La campagna elettorale non è ancora ufficiale, ma le manovre sono già esplose dentro e fuori il Partito democratico. Nel silenzio di incontri riservati e telefonate accese, una domanda risuona come un tamburo di guerra: chi guiderà l’opposizione contro Giorgia Meloni?
Giuseppe Conte ha iniziato la sua scalata con anticipo, accreditandosi come unico volto popolare della sinistra allargata. E mentre il leader Cinquestelle muove i suoi pedoni, Elly Schlein tenta il colpo di teatro. La segretaria del Pd ha valutato, nelle ultime ore, l’idea di modificare lo statuto all’assemblea del 14 dicembre per diventare automaticamente candidata premier in quanto leader del partito.
Un’ipotesi filtrata in modo felpato e poi subito ritirata, come se la segreteria avesse testato la temperatura interna e scoperto che l’acqua era troppo calda. Subito dopo è comparsa una soluzione più morbida: un ordine del giorno che la proclamasse candidata unica. Anche questo, però, è evaporato in poche ore.
Segno di una fragilità che la segretaria conosce bene.
Dentro il Pd convivono due fiumi che scorrono in direzione opposta. Da una parte l’ala sinistra, che vede in Schlein la possibilità di riportare il partito su una linea più identitaria. Dall’altra i riformisti, il pezzo di establishment che sogna un ritorno al pragmatismo europeo, ai voti dei moderati e alle alleanze centriste. È lì che il progetto della segretaria si inceppa.
Il Pd versione Schlein ha riattivato una base emozionale, ma non ha riconquistato il cuore dei moderati, quei voti indispensabili per vincere un’elezione e che oggi vagano tra astensione, Terzo Polo e liste civiche. È una frattura silenziosa ma profonda: si parla poco, ma si pesa moltissimo.
E quando la leader ha provato a forzare la mano sulla premiership, il fronte riformista ha fatto muro. “Non è ancora il momento”, hanno spiegato. In realtà il messaggio è un altro: non è ancora la persona.
Il destino della segretaria si gioca su un filo sottilissimo. Se Schlein spinge per ottenere l’investitura unitaria, rischia di lacerare il partito e di perdere pezzi importanti proprio nel momento decisivo.
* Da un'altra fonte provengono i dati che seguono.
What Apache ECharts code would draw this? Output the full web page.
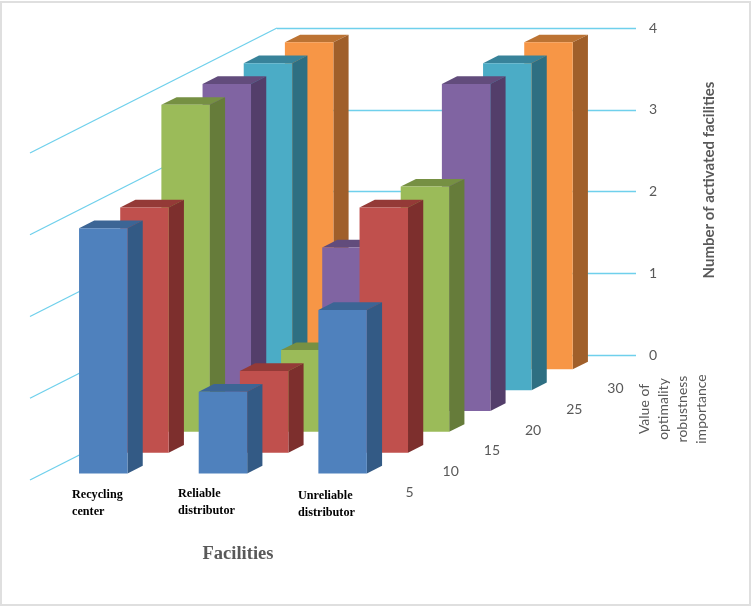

Ma se rinuncia, consegna la narrazione a Conte, che da settimane lavora per diventare il “candidato naturale” del campo progressista.
Dentro a questa forbice, però, si nasconde un terzo rischio: l’emergere di un candidato alternativo, una figura di raccordo che possa mettere insieme i due mondi che Schlein non riesce ancora a tenere uniti. È lo scenario di cui molti parlano a bassa voce nei corridoi di Montecitorio.
E qui sta il vero dilemma: per imporsi, la segretaria dovrebbe mostrarsi più forte di tutti; ma forzare significherebbe offrire ai suoi avversari interni l’occasione perfetta per indebolirla.
In questa partita, ogni gesto di Schlein viene osservato con una lente d’ingrandimento. I suoi sostenitori la spingono a non arretrare, a compiere quel salto che trasformerebbe la sua leadership in qualcosa di definitivo. I suoi critici, invece, attendono un passo falso per dimostrare che non è pronta.
È la lotta antica tra ambizione e prudenza, tra chi vuole cambiare verso e chi teme di perdere ciò che resta dell’equilibrio interno.
Schlein non può più nascondersi: la maschera della dirigente mite è scivolata via. Ora deve scegliere se indossare quella della leader combattiva o quella, più comoda ma più pericolosa, della mediatrice.
Una cosa è certa:
questa volta non potrà dire “non ci hanno visto arrivare”.
La stanno guardando tutti. E nessuno sarà disposto a farle sconti.